▸ Problem requirements
Only the lines from the top of the listing below to the line that has "plt.rcParams['font.size'] = 13.5" should be echoed, with both ends kept and pictures left out.

▸ Material provided
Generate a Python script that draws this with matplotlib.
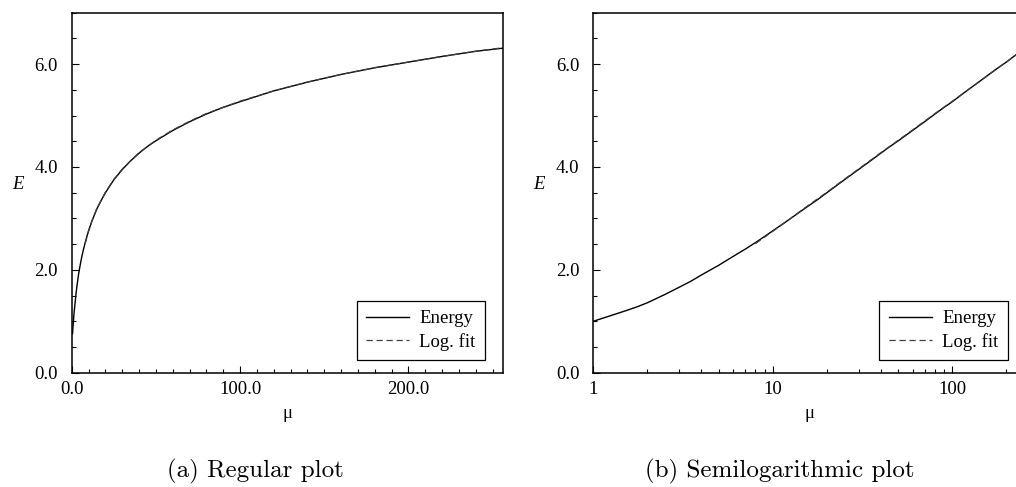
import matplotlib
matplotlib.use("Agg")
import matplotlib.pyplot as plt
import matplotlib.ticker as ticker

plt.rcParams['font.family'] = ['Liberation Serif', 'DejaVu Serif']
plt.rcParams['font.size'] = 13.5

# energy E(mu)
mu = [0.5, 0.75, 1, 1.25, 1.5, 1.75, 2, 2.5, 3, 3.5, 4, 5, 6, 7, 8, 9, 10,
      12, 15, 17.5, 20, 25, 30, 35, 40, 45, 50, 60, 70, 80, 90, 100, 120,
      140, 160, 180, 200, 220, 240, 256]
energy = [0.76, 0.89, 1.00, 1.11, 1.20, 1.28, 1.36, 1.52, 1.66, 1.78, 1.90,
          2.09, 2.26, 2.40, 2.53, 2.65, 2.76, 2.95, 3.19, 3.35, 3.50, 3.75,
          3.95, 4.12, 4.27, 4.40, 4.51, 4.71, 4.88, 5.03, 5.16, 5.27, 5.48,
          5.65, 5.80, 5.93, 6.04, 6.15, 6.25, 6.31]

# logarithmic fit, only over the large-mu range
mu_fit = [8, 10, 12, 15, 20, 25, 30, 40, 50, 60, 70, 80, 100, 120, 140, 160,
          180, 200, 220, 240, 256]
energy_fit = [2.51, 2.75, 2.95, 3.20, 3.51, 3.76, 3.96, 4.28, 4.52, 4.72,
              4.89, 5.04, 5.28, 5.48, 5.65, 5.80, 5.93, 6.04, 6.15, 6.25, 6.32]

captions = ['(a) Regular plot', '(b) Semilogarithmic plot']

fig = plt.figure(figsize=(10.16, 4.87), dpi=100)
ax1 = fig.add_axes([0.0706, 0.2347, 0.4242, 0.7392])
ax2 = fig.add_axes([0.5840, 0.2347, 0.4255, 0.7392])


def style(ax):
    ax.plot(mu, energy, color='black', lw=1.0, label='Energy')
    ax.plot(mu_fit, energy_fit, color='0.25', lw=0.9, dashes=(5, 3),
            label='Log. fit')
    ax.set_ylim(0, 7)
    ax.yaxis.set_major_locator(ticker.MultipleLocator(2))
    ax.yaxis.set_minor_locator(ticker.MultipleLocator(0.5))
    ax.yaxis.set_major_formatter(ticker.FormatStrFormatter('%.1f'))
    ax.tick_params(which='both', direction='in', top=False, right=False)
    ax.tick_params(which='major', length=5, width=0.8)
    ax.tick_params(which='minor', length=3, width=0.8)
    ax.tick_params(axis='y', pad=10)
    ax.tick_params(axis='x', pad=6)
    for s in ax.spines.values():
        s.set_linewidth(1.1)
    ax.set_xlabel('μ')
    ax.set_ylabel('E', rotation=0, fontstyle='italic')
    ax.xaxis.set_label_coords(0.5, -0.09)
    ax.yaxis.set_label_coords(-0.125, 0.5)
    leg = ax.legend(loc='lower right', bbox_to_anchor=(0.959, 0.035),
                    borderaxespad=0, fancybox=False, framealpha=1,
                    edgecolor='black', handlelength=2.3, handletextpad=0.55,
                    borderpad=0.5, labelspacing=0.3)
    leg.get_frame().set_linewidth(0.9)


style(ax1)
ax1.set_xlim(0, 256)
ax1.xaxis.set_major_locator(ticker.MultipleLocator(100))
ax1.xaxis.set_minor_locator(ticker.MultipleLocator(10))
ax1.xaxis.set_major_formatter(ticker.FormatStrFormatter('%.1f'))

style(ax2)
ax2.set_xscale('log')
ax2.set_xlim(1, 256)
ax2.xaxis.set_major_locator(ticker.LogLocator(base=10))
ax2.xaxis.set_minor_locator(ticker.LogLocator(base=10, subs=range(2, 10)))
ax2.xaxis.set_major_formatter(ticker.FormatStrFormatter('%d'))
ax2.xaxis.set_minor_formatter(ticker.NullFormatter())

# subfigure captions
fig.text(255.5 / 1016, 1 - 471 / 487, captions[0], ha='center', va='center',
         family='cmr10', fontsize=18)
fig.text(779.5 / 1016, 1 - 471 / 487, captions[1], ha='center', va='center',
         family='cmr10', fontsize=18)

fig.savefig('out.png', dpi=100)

▸ Exercise output
Generate a Python script that draws this with matplotlib.
import matplotlib
matplotlib.use("Agg")
import matplotlib.pyplot as plt
import matplotlib.ticker as ticker

plt.rcParams['font.family'] = ['Liberation Serif', 'DejaVu Serif']
plt.rcParams['font.size'] = 13.5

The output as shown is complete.